While the system worked smoothly when all the republics answered to Moscow, coordination quickly faltered after independence. Poor coordination later escalated into outright bickering over the proper distribution of water resources and how much use certain countries were making of electricity flowing through the grid.

Turkmenistan pulled out of the grid in 2003, and Tajikistan followed suit in 2009, abandoning the remaining three in an often-uncomfortable arrangement.

Uzbekistan’s Energy Ministry appeared to be pointing at Kazakhstan as the starting point of the region-wide blackout.

“Today at 10:57 a.m., as a result of a major accident on the unified power grid of Central Asia, there was a power outage in [the cities of] Almaty, Shymkent, Taraz, Turkestan and in adjacent regions,” the ministry said in a statement. “As a result, power outages were also seen in the energy system of Kyrgyzstan, including in Bishkek, Osh, Jalal-Abad and other cities.”

These events, Uzbek officials said, led to a domino effect causing the forced suspension of operations at its own key electricity producers.

“Because of the fact that the Tashkent thermal power plant and the Syrdarya thermal power plant are linked to the Central Asia unified electric grid, this accident led to the automatic shutdown of both those plants,” the Energy Ministry said.

Other power plants were knocked offline in Uzbekistan.

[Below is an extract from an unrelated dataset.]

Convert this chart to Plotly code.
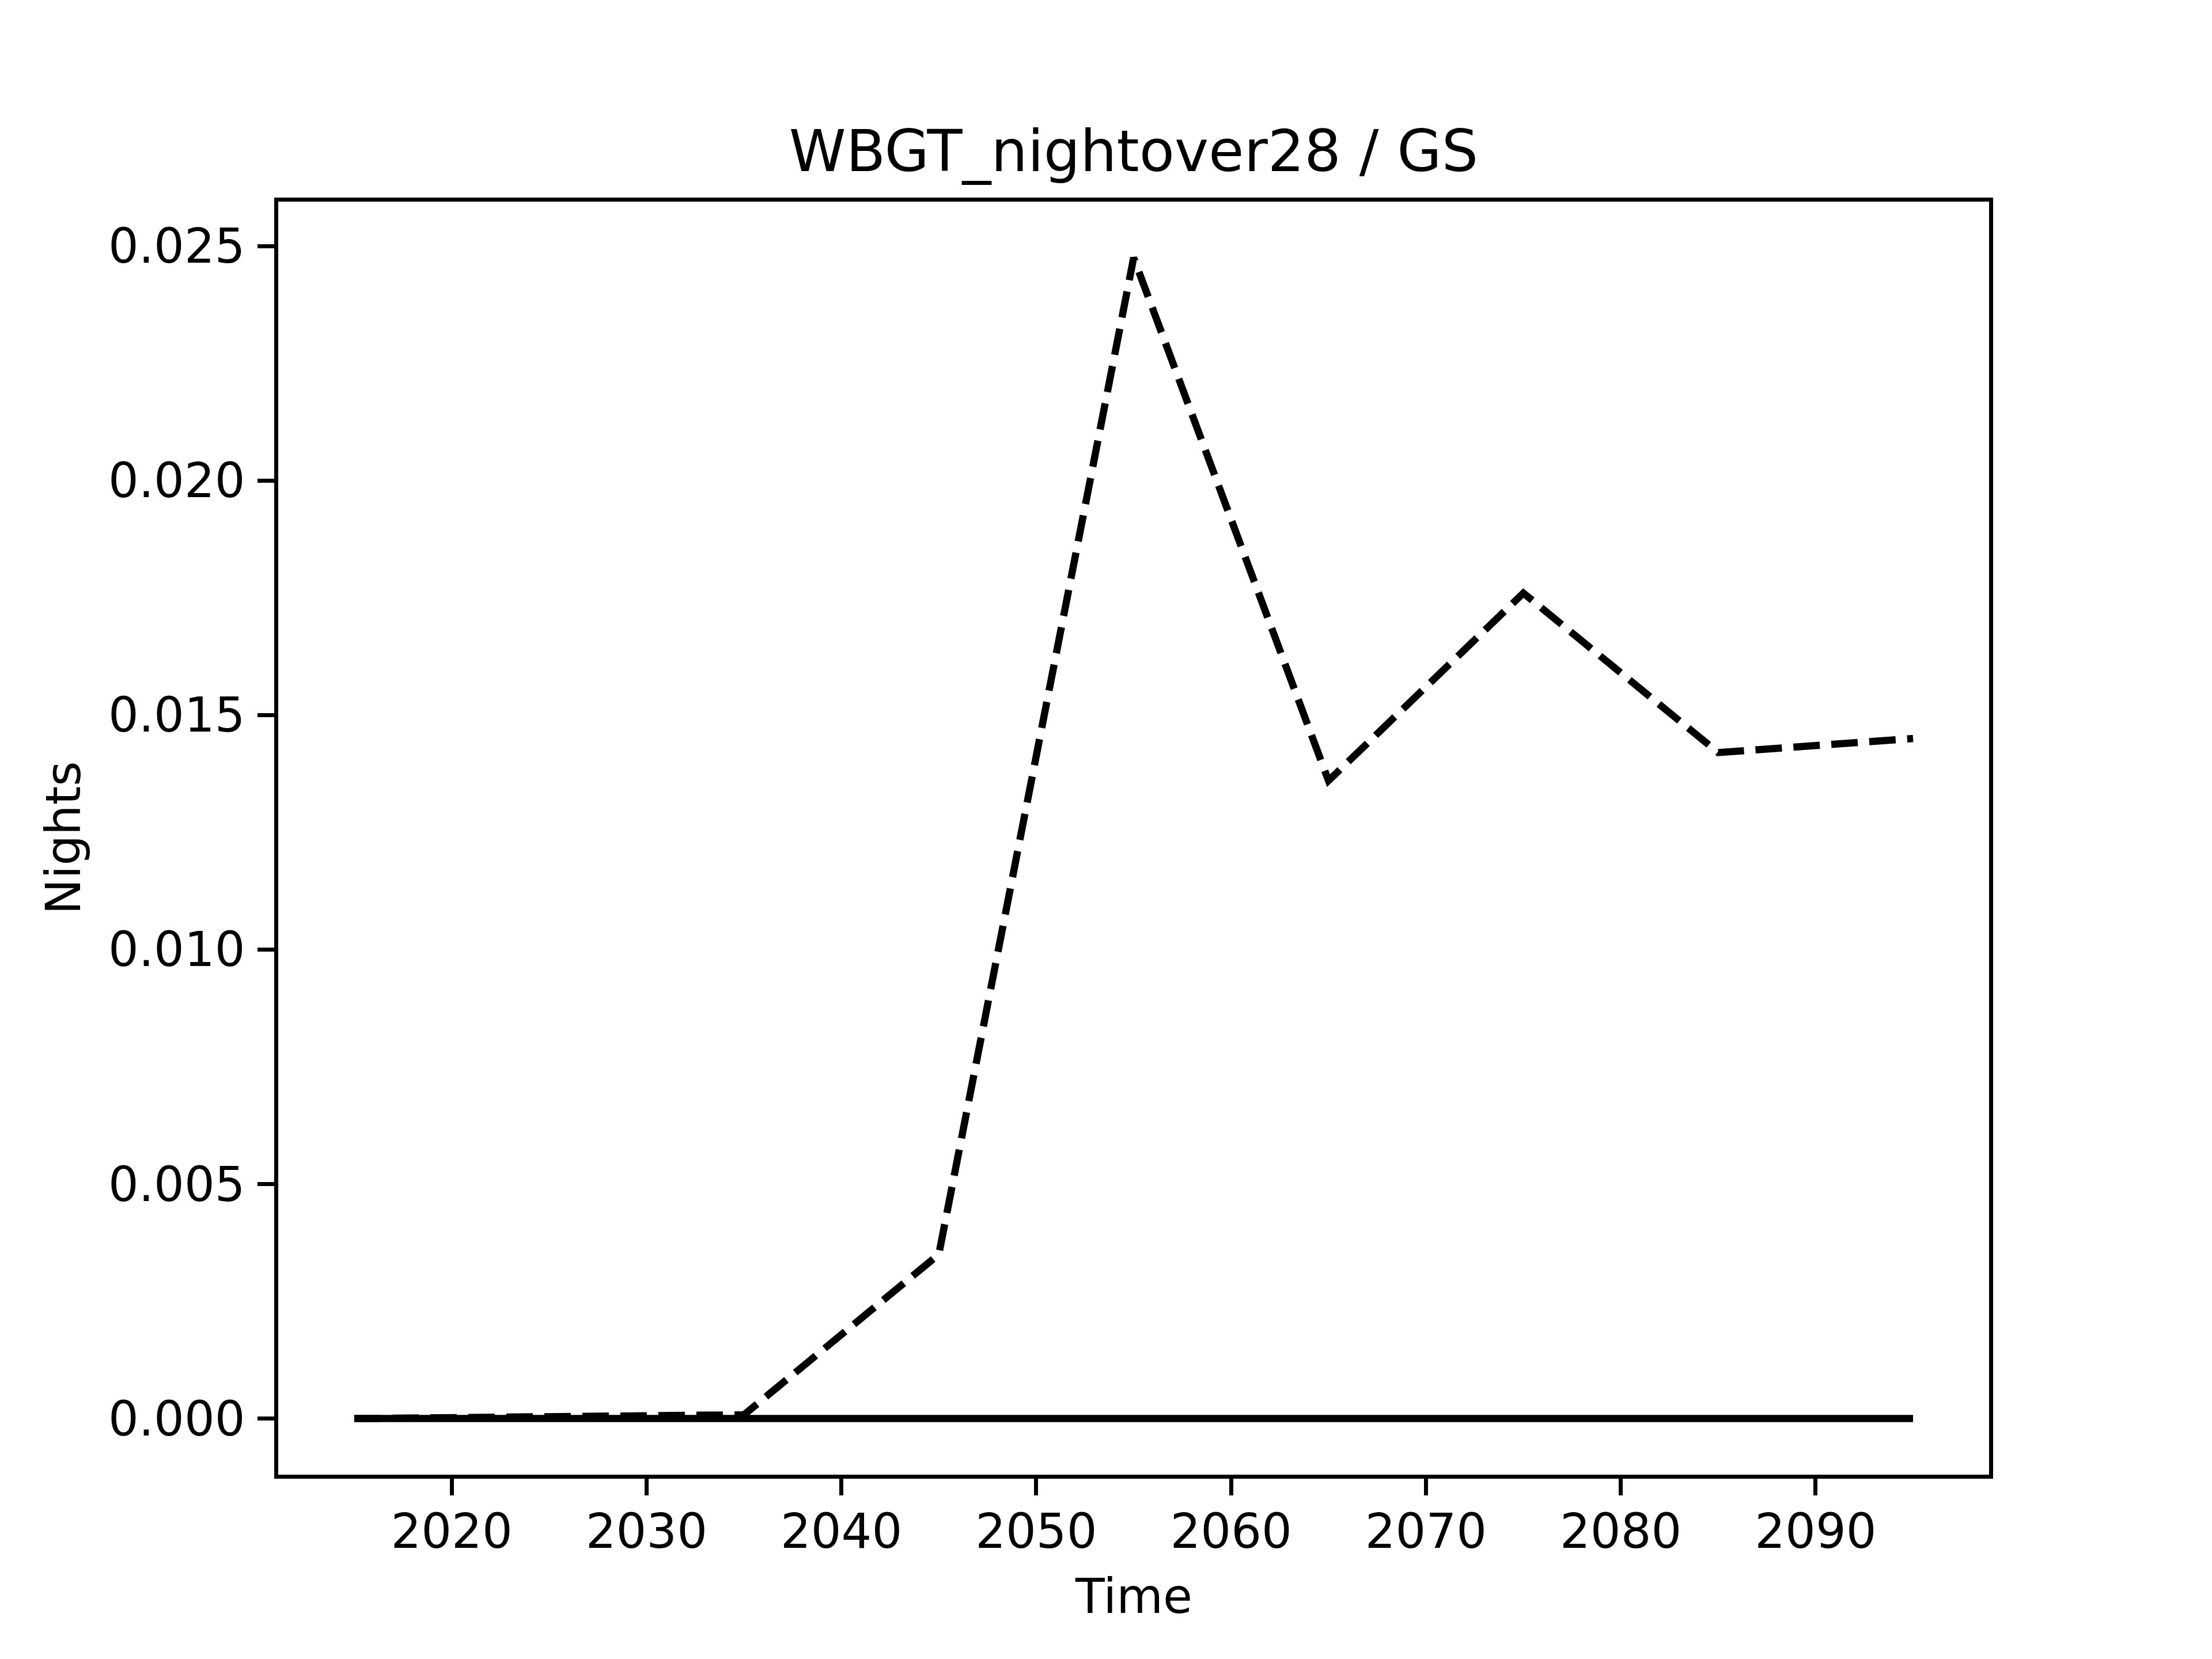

Kazakhstan’s state power company has yet to comment on that chronology. It has said, however, that the surge in demand for power in the south of country, caused by the failure of the regional power grid, in turn caused another surge on the unconnected 500 kilovolt transmission line joining south and north Kazakhstan, which was completed in 2009.

“As a result … a significant number of users in southern areas of Kazakhstan have been disconnected. The volume of rationing is around 1,500 megawatts,” the company, KEGOC, said in a statement.

Each country’s power company resorted, as the outage dragged on, to disconnecting from the grid and falling back exclusively on domestic generation.

“On the instructions of the Kyrgyz Energy Ministry, power companies have begun a phased restoration of energy supply to consumers and bypassing the unified electric grid,” Elzada Sargashkaeva, the spokesperson for the National Electrical Grid of Kyrgyzstan, said in a statement on Facebook.

Energy officials in the other countries made similar pledges. Residents of Almaty and Bishkek began reporting on the restoration of power supplies around the time those announcements were made.